چكيده لاتين
The presence of sulfur compounds in gas condensates is a major challenge for both the oil industry and the environment. When present in hydrocarbon fuels, these compounds not only cause environmental pollution (such as acid rain and the release of pollutant gases) but also lead to equipment corrosion during refining and reduce the quality of petroleum products. Therefore, reducing the sulfur content of gas condensates is of particular importance.
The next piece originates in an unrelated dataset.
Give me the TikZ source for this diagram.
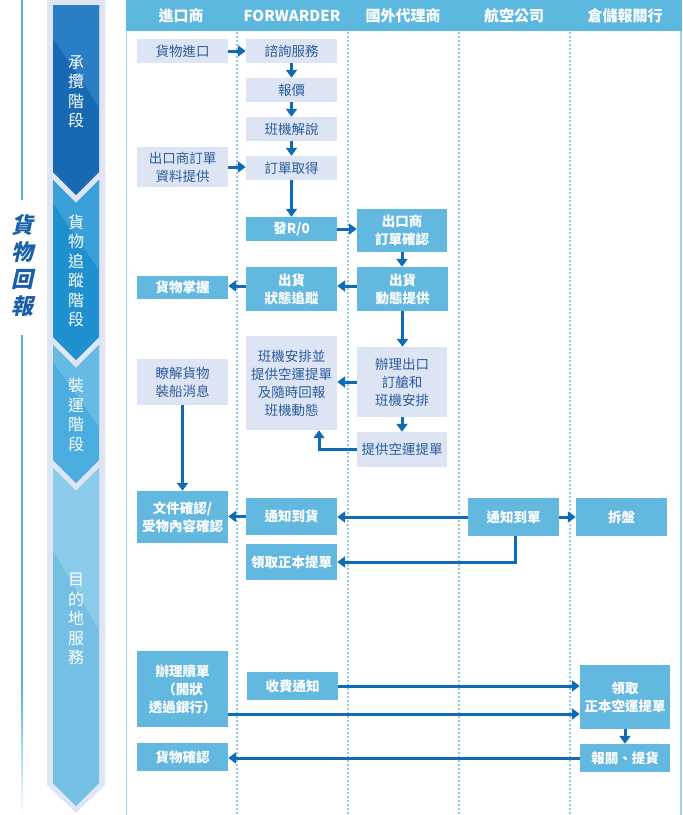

This study aimed to evaluate the efficiency of spinel catalysts and their composites in the oxidative desulfurization (ODS) of gas condensates using hydrogen peroxide. To this end, seven spinel catalysts and their corresponding composites were prepared via combustion synthesis, employing urea and ammonium nitrate as fuels. Gas condensates from the South Pars field were used as the sulfur-containing feedstock. The ODS reaction was conducted in the presence of hydrogen peroxide as the oxidant at an optimal temperature range of 50–60 °C. In addition, the operating conditions (including temperature, reaction time, catalyst dosage, and oxidant ratio) were optimized to achieve maximum desulfurization efficiency.
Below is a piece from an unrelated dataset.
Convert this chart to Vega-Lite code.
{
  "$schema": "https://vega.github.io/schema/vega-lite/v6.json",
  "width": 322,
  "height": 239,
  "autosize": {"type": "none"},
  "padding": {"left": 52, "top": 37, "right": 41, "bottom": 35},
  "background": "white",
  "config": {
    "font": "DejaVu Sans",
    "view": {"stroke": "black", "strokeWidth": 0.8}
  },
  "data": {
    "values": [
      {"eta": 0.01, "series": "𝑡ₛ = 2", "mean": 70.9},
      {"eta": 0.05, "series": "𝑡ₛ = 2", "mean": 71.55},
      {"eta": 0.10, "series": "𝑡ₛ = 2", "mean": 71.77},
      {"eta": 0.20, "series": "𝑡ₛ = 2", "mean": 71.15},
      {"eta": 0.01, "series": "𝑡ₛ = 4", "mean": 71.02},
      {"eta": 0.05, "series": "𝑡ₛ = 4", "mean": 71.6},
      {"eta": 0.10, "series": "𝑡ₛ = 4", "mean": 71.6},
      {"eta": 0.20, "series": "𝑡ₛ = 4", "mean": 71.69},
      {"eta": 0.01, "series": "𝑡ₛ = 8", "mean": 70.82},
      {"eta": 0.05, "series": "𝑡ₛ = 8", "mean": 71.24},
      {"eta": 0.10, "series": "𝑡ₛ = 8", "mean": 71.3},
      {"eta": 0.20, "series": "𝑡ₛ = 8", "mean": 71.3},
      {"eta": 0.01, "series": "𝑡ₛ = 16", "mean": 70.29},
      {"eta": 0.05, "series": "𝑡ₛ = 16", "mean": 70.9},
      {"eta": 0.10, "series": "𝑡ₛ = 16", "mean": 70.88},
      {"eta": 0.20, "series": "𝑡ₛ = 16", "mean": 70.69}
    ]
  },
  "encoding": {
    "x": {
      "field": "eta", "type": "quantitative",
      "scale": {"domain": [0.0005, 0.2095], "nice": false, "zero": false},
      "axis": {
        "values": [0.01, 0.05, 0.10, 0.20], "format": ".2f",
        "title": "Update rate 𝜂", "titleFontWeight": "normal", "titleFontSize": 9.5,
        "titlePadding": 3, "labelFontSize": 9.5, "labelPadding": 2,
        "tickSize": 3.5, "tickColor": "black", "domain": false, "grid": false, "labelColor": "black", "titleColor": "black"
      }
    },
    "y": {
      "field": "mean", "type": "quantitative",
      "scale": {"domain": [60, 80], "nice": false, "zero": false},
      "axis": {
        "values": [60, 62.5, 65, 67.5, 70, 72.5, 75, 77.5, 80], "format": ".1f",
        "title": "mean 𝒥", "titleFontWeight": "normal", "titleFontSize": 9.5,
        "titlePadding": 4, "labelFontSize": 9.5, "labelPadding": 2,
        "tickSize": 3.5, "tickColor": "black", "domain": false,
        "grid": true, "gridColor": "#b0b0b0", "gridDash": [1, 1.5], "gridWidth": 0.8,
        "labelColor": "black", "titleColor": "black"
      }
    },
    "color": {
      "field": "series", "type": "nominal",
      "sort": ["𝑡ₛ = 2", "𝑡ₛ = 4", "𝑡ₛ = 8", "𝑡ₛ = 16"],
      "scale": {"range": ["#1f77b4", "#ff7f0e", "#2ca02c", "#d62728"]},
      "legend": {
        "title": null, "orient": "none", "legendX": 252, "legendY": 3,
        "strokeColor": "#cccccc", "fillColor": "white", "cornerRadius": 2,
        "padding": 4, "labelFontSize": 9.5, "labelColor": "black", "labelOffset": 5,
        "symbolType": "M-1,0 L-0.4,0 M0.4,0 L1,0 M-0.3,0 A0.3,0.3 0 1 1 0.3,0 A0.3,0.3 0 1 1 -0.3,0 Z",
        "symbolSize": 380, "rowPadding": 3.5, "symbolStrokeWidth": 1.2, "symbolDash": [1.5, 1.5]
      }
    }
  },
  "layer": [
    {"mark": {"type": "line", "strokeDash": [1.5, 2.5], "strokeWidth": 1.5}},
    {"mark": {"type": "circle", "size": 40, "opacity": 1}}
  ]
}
The results showed that, under optimal conditions, some of the synthesized catalysts were capable of removing more than 76% of the sulfur compounds present in the gas condensates. Furthermore, the optimal values of temperature, reaction time, catalyst dosage, and oxidant ratio were determined to maximize desulfurization performance. Ultimately, despite its higher cost compared with conventional methods (e.g., sulfuric acid treatment), the proposed oxidative desulfurization approach offers superior environmental performance and, by reducing equipment corrosion and eliminating acidic waste generation, can be regarded as a sustainable option for refining gas condensates.